Die großdeutsche Lösung ist aufgehoben

Interessant ist daher weniger die Abstimmung als vielmehr die seltsame Faszination, die sie und ihre verhinderte Vorgängerin offenbar immer noch ausüben: Die Schuschnigg’sche Abstimmung, die ein Fehler, weil ein willkommener Vorwand für Hitler bzw. Göring war, wurde zur Heldentat stilisiert. Die 99,73 Prozent vom 10. April 1938 aber geben Anlaß zu kopfschüttelndem "Wie konnten sie nur?" Als ob derlei Rituale – im einen wie im anderen Fall – irgendetwas an den Realitäten ändern. Das Ergebnis ist ein seltsamer Diskurs, in dem überzeugte Anhänger des autoritären Prinzips mit plebiszitären Instrumenten jonglieren und nachgeborene Demokraten damit in Gewissensqualen stürzen.
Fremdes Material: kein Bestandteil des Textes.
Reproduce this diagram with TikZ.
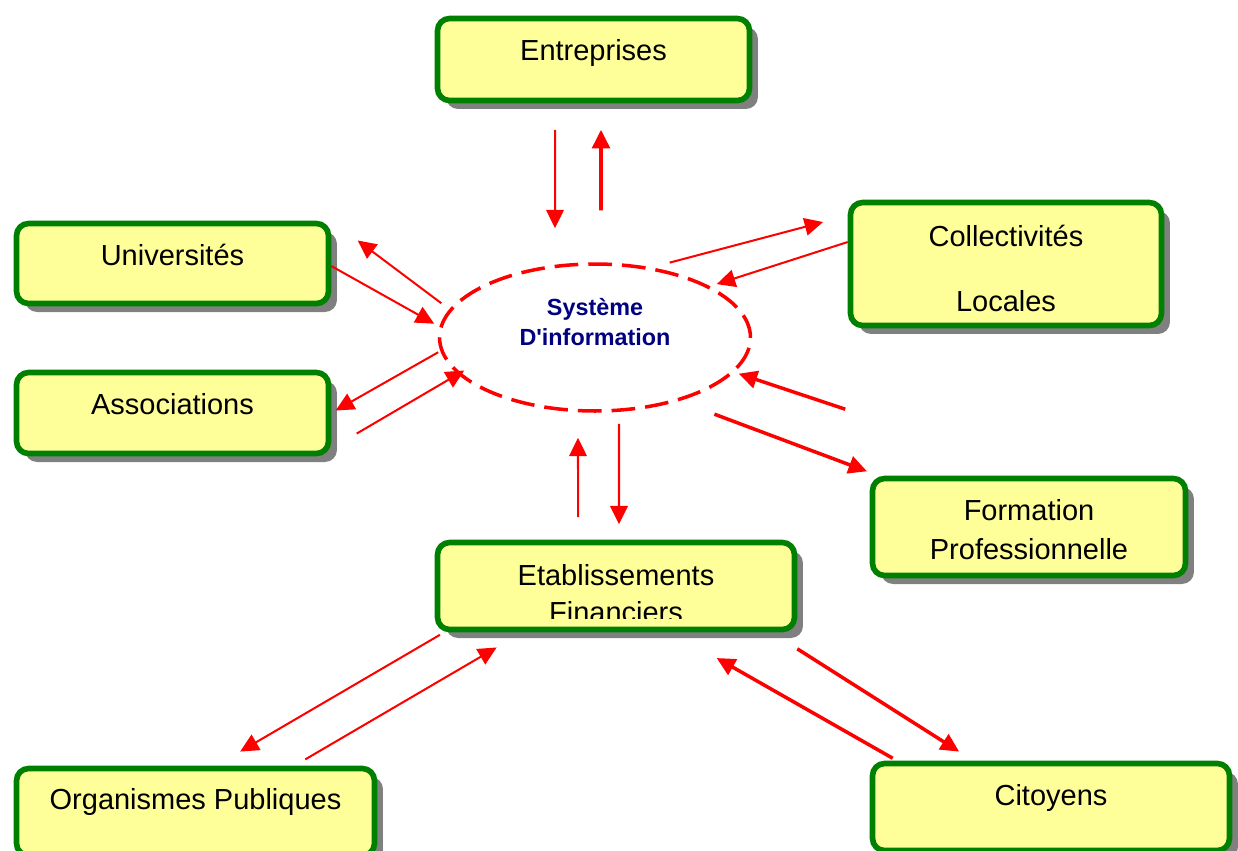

Die großdeutsche Lösung aber ist aufgehoben, in dem mehrfachen Sinne, wie die Hegel’sche Dialektik das vorschreibt. Aufgehoben, weil ihre staatsrechtliche Version Anathema ist; aufgehoben, weil sie auf höherer Ebene in Europa längst verwirklicht wurde; aufgehoben auch, weil die Kontroversen, die sie ausgelöst hat, immer noch fort-leben.